Directive: Output all the data exactly. Pictures do not belong in the copy.

===== Available data =====

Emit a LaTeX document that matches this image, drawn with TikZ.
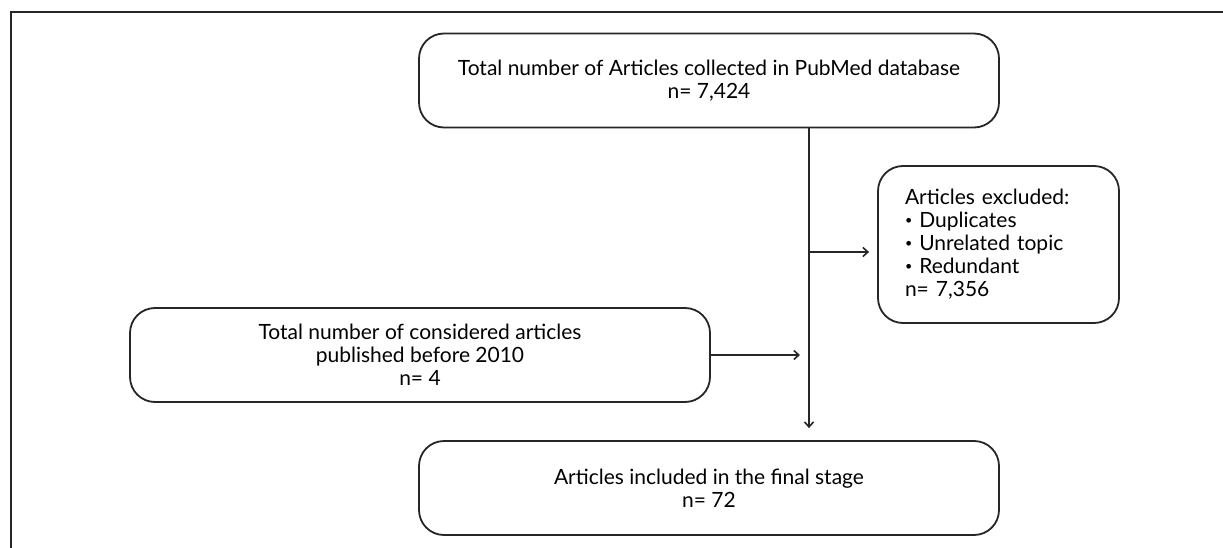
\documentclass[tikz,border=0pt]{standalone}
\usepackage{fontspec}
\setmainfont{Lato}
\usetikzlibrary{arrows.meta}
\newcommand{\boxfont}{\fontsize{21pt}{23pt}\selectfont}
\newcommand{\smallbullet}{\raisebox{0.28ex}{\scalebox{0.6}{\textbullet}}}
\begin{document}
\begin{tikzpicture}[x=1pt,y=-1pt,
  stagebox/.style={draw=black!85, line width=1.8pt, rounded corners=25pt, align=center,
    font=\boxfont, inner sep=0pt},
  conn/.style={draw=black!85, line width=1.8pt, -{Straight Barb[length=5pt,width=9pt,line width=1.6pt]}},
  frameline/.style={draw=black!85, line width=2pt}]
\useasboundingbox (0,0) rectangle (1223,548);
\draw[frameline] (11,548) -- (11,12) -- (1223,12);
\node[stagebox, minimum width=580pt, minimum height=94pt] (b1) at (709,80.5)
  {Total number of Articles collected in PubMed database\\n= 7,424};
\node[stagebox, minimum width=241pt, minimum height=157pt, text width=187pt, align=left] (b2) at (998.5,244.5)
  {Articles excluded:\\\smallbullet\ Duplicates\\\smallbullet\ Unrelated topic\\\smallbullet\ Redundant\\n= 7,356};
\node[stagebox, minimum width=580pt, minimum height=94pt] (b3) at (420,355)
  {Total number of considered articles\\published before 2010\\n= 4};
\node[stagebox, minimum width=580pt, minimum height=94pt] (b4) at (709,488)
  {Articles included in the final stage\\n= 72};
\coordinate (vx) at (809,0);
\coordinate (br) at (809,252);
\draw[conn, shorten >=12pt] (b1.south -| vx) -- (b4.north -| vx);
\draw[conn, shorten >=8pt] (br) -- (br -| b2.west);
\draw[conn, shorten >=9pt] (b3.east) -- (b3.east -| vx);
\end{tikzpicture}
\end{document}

=====

Task answer:
Emit a LaTeX document that matches this image, drawn with TikZ.
\documentclass[tikz,border=0pt]{standalone}
\usepackage{fontspec}
\setmainfont{Lato}
\usetikzlibrary{arrows.meta}
\newcommand{\boxfont}{\fontsize{21pt}{23pt}\selectfont}
\newcommand{\smallbullet}{\raisebox{0.28ex}{\scalebox{0.6}{\textbullet}}}
\begin{document}
\begin{tikzpicture}[x=1pt,y=-1pt,
  stagebox/.style={draw=black!85, line width=1.8pt, rounded corners=25pt, align=center,
    font=\boxfont, inner sep=0pt},
  conn/.style={draw=black!85, line width=1.8pt, -{Straight Barb[length=5pt,width=9pt,line width=1.6pt]}},
  frameline/.style={draw=black!85, line width=2pt}]
\useasboundingbox (0,0) rectangle (1223,548);
\draw[frameline] (11,548) -- (11,12) -- (1223,12);
\node[stagebox, minimum width=580pt, minimum height=94pt] (b1) at (709,80.5)
  {Total number of Articles collected in PubMed database\\n= 7,424};
\node[stagebox, minimum width=241pt, minimum height=157pt, text width=187pt, align=left] (b2) at (998.5,244.5)
  {Articles excluded:\\\smallbullet\ Duplicates\\\smallbullet\ Unrelated topic\\\smallbullet\ Redundant\\n= 7,356};
\node[stagebox, minimum width=580pt, minimum height=94pt] (b3) at (420,355)
  {Total number of considered articles\\published before 2010\\n= 4};
\node[stagebox, minimum width=580pt, minimum height=94pt] (b4) at (709,488)
  {Articles included in the final stage\\n= 72};
\coordinate (vx) at (809,0);
\coordinate (br) at (809,252);
\draw[conn, shorten >=12pt] (b1.south -| vx) -- (b4.north -| vx);
\draw[conn, shorten >=8pt] (br) -- (br -| b2.west);
\draw[conn, shorten >=9pt] (b3.east) -- (b3.east -| vx);
\end{tikzpicture}
\end{document}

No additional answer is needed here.